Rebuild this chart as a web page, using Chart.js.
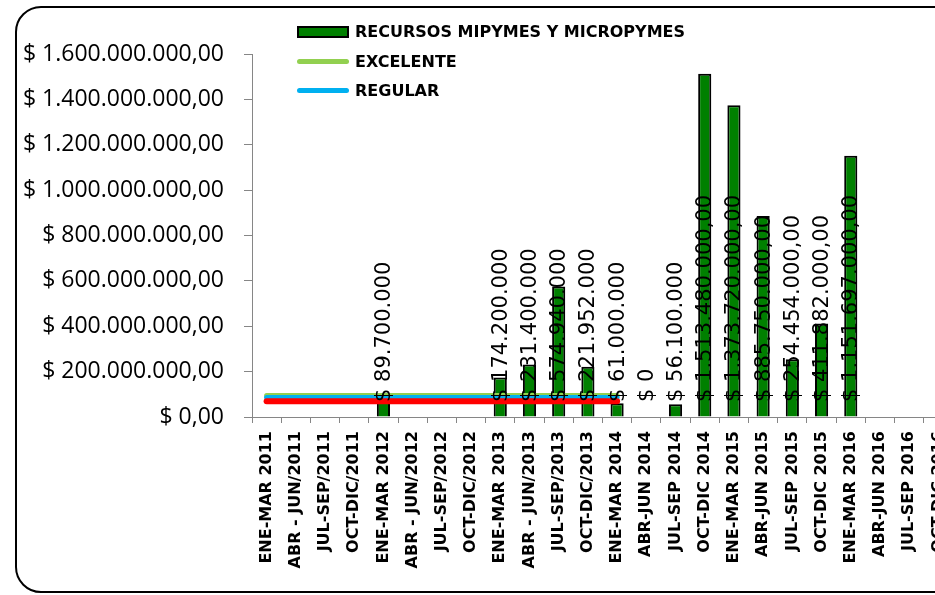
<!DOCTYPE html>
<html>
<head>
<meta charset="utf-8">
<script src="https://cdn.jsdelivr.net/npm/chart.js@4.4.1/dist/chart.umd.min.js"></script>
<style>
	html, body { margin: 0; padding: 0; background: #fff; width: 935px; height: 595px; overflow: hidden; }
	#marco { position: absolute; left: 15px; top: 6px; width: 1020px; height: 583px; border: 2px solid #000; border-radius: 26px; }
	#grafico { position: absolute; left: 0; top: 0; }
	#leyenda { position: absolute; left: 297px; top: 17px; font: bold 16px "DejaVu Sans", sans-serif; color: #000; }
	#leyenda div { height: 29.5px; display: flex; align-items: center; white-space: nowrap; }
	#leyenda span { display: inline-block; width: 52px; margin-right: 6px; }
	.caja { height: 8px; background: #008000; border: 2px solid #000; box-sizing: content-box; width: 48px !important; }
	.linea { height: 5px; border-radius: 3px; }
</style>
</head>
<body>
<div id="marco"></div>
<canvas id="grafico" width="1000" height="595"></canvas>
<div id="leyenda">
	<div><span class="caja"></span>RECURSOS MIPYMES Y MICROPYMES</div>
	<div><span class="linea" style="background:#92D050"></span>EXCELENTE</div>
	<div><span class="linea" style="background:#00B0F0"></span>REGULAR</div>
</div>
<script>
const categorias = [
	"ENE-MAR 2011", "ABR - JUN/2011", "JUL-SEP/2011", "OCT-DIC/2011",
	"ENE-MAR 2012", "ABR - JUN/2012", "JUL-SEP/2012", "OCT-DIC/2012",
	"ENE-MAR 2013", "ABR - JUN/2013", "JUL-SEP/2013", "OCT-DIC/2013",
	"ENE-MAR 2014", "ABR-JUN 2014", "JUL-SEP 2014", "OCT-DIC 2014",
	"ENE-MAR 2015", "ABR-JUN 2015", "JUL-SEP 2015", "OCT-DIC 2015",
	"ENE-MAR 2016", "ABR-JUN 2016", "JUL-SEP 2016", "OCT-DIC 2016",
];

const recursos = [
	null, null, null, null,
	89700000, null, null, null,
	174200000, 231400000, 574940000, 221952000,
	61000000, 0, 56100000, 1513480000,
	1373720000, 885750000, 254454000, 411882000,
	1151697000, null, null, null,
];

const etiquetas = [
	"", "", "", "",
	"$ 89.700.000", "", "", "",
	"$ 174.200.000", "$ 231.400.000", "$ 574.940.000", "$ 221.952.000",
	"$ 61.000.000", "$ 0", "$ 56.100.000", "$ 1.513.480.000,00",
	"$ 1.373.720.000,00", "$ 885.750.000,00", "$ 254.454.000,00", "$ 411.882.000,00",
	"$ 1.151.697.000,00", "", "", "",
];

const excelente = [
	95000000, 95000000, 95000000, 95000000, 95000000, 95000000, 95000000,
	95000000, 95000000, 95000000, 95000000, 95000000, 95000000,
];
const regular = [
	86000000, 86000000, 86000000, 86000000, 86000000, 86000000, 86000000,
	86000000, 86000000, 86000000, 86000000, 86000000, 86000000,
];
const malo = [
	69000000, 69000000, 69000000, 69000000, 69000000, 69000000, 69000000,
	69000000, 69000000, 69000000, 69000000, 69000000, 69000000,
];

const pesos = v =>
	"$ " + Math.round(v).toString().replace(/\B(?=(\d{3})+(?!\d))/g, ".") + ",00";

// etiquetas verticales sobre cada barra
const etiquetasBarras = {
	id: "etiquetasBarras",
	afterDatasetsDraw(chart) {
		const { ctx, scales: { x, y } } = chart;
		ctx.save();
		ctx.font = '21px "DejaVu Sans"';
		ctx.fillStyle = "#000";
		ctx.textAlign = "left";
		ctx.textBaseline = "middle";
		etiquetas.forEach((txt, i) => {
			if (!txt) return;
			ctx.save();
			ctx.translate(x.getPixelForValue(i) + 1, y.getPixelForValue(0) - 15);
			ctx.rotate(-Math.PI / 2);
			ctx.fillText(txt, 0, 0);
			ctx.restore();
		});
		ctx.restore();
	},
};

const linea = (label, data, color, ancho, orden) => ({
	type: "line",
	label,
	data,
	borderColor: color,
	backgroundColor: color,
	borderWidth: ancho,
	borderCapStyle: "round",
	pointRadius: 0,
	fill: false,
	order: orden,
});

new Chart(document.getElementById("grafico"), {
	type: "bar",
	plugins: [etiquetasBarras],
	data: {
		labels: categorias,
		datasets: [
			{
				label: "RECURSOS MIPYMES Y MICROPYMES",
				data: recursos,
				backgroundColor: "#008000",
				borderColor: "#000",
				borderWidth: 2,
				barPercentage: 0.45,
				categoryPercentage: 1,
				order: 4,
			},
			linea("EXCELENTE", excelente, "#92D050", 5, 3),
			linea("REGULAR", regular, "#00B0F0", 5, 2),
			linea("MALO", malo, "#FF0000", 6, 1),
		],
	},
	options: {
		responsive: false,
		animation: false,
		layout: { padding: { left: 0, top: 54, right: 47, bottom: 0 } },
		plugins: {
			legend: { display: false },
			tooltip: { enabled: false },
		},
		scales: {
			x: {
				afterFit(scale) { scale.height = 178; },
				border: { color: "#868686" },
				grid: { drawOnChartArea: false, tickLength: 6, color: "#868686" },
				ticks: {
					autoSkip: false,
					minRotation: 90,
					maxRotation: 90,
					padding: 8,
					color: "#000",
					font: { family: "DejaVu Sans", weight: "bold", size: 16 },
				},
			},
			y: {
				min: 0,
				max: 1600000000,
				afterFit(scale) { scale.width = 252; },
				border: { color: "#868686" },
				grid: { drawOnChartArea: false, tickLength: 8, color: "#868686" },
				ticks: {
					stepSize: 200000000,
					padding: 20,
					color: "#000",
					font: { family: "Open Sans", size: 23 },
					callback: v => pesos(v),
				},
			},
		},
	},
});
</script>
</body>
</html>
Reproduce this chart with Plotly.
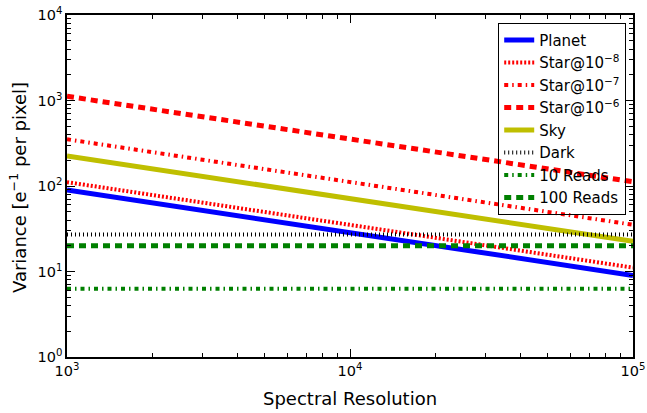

+---+

Print the records word for word and exclude any picture they hold.

Rebuild this chart as a web page, using Chart.js.
<!DOCTYPE html>
<html>
<head>
<meta charset="utf-8">
<script src="https://cdn.jsdelivr.net/npm/chart.js@4.4.1/dist/chart.umd.min.js"></script>
<style>
	html, body { margin: 0; padding: 0; background: #fff; width: 935px; height: 595px; overflow: hidden; }
	#marco { position: absolute; left: 15px; top: 6px; width: 1020px; height: 583px; border: 2px solid #000; border-radius: 26px; }
	#grafico { position: absolute; left: 0; top: 0; }
	#leyenda { position: absolute; left: 297px; top: 17px; font: bold 16px "DejaVu Sans", sans-serif; color: #000; }
	#leyenda div { height: 29.5px; display: flex; align-items: center; white-space: nowrap; }
	#leyenda span { display: inline-block; width: 52px; margin-right: 6px; }
	.caja { height: 8px; background: #008000; border: 2px solid #000; box-sizing: content-box; width: 48px !important; }
	.linea { height: 5px; border-radius: 3px; }
</style>
</head>
<body>
<div id="marco"></div>
<canvas id="grafico" width="1000" height="595"></canvas>
<div id="leyenda">
	<div><span class="caja"></span>RECURSOS MIPYMES Y MICROPYMES</div>
	<div><span class="linea" style="background:#92D050"></span>EXCELENTE</div>
	<div><span class="linea" style="background:#00B0F0"></span>REGULAR</div>
</div>
<script>
const categorias = [
	"ENE-MAR 2011", "ABR - JUN/2011", "JUL-SEP/2011", "OCT-DIC/2011",
	"ENE-MAR 2012", "ABR - JUN/2012", "JUL-SEP/2012", "OCT-DIC/2012",
	"ENE-MAR 2013", "ABR - JUN/2013", "JUL-SEP/2013", "OCT-DIC/2013",
	"ENE-MAR 2014", "ABR-JUN 2014", "JUL-SEP 2014", "OCT-DIC 2014",
	"ENE-MAR 2015", "ABR-JUN 2015", "JUL-SEP 2015", "OCT-DIC 2015",
	"ENE-MAR 2016", "ABR-JUN 2016", "JUL-SEP 2016", "OCT-DIC 2016",
];

const recursos = [
	null, null, null, null,
	89700000, null, null, null,
	174200000, 231400000, 574940000, 221952000,
	61000000, 0, 56100000, 1513480000,
	1373720000, 885750000, 254454000, 411882000,
	1151697000, null, null, null,
];

const etiquetas = [
	"", "", "", "",
	"$ 89.700.000", "", "", "",
	"$ 174.200.000", "$ 231.400.000", "$ 574.940.000", "$ 221.952.000",
	"$ 61.000.000", "$ 0", "$ 56.100.000", "$ 1.513.480.000,00",
	"$ 1.373.720.000,00", "$ 885.750.000,00", "$ 254.454.000,00", "$ 411.882.000,00",
	"$ 1.151.697.000,00", "", "", "",
];

const excelente = [
	95000000, 95000000, 95000000, 95000000, 95000000, 95000000, 95000000,
	95000000, 95000000, 95000000, 95000000, 95000000, 95000000,
];
const regular = [
	86000000, 86000000, 86000000, 86000000, 86000000, 86000000, 86000000,
	86000000, 86000000, 86000000, 86000000, 86000000, 86000000,
];
const malo = [
	69000000, 69000000, 69000000, 69000000, 69000000, 69000000, 69000000,
	69000000, 69000000, 69000000, 69000000, 69000000, 69000000,
];

const pesos = v =>
	"$ " + Math.round(v).toString().replace(/\B(?=(\d{3})+(?!\d))/g, ".") + ",00";

// etiquetas verticales sobre cada barra
const etiquetasBarras = {
	id: "etiquetasBarras",
	afterDatasetsDraw(chart) {
		const { ctx, scales: { x, y } } = chart;
		ctx.save();
		ctx.font = '21px "DejaVu Sans"';
		ctx.fillStyle = "#000";
		ctx.textAlign = "left";
		ctx.textBaseline = "middle";
		etiquetas.forEach((txt, i) => {
			if (!txt) return;
			ctx.save();
			ctx.translate(x.getPixelForValue(i) + 1, y.getPixelForValue(0) - 15);
			ctx.rotate(-Math.PI / 2);
			ctx.fillText(txt, 0, 0);
			ctx.restore();
		});
		ctx.restore();
	},
};

const linea = (label, data, color, ancho, orden) => ({
	type: "line",
	label,
	data,
	borderColor: color,
	backgroundColor: color,
	borderWidth: ancho,
	borderCapStyle: "round",
	pointRadius: 0,
	fill: false,
	order: orden,
});

new Chart(document.getElementById("grafico"), {
	type: "bar",
	plugins: [etiquetasBarras],
	data: {
		labels: categorias,
		datasets: [
			{
				label: "RECURSOS MIPYMES Y MICROPYMES",
				data: recursos,
				backgroundColor: "#008000",
				borderColor: "#000",
				borderWidth: 2,
				barPercentage: 0.45,
				categoryPercentage: 1,
				order: 4,
			},
			linea("EXCELENTE", excelente, "#92D050", 5, 3),
			linea("REGULAR", regular, "#00B0F0", 5, 2),
			linea("MALO", malo, "#FF0000", 6, 1),
		],
	},
	options: {
		responsive: false,
		animation: false,
		layout: { padding: { left: 0, top: 54, right: 47, bottom: 0 } },
		plugins: {
			legend: { display: false },
			tooltip: { enabled: false },
		},
		scales: {
			x: {
				afterFit(scale) { scale.height = 178; },
				border: { color: "#868686" },
				grid: { drawOnChartArea: false, tickLength: 6, color: "#868686" },
				ticks: {
					autoSkip: false,
					minRotation: 90,
					maxRotation: 90,
					padding: 8,
					color: "#000",
					font: { family: "DejaVu Sans", weight: "bold", size: 16 },
				},
			},
			y: {
				min: 0,
				max: 1600000000,
				afterFit(scale) { scale.width = 252; },
				border: { color: "#868686" },
				grid: { drawOnChartArea: false, tickLength: 8, color: "#868686" },
				ticks: {
					stepSize: 200000000,
					padding: 20,
					color: "#000",
					font: { family: "Open Sans", size: 23 },
					callback: v => pesos(v),
				},
			},
		},
	},
});
</script>
</body>
</html>
Reproduce this chart with Plotly.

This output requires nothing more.